# Full Time Police Academy



## deputybrosie (Sep 14, 2007)

Anybody know if you can send yourself through the full time academy, without being sponsored by a department?


----------



## screamineagle (Jul 11, 2005)

no, you cannot self sponsor.


----------



## KEVDEMT (Feb 20, 2008)

you absolutely can self sponsor through the academy. but failing to use the search function on masscops is immediate disqualification so i guess your screwed.

christ, i still have more distal appendages than i do posts here and im already getting tired of this question. how do you forum veterans deal with this crap?


----------



## HB7220PD (Dec 23, 2006)

KEVDEMT said:


> you absolutely can self sponsor through the academy. but failing to use the search function on masscops is immediate disqualification so i guess your screwed.
> 
> christ, i still have more distal appendages than i do posts here and im already getting tired of this question. how do you forum veterans deal with this crap?


 According to the Basic Recruit Academy on the Municipal Website;

*"A person desiring to attend an MPTC operated basic municipal police academy that is not employed as a police officer of a city or town or employed by another law enforcement agency must be sponsored by the police department of a city or town.

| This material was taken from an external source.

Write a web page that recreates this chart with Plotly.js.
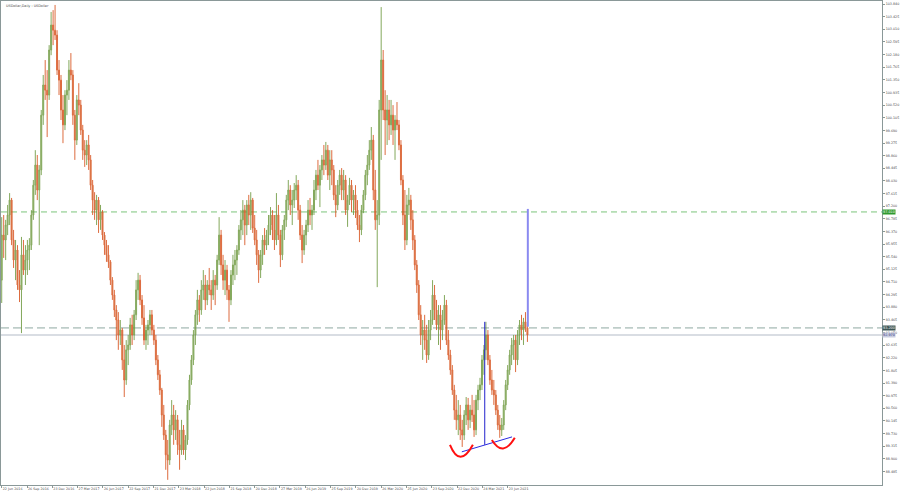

In addition to completing all requirements for application and acceptance that apply to persons employed by an agency, **sponsored personnel must complete the approved waiver****. The sponsoring entity is the Chief of Police of a city or town municipal police department."*


----------



## 94c (Oct 21, 2005)

KEVDEMT said:


> you absolutely can self sponsor through the academy. but failing to use the search function on masscops is immediate disqualification so i guess your screwed.
> 
> christ, i still have more distal appendages than i do posts here and im already getting tired of this question. how do you forum veterans deal with this crap?


We just wait for guys like HB7220PD to come along and slam the slammer.:-D


----------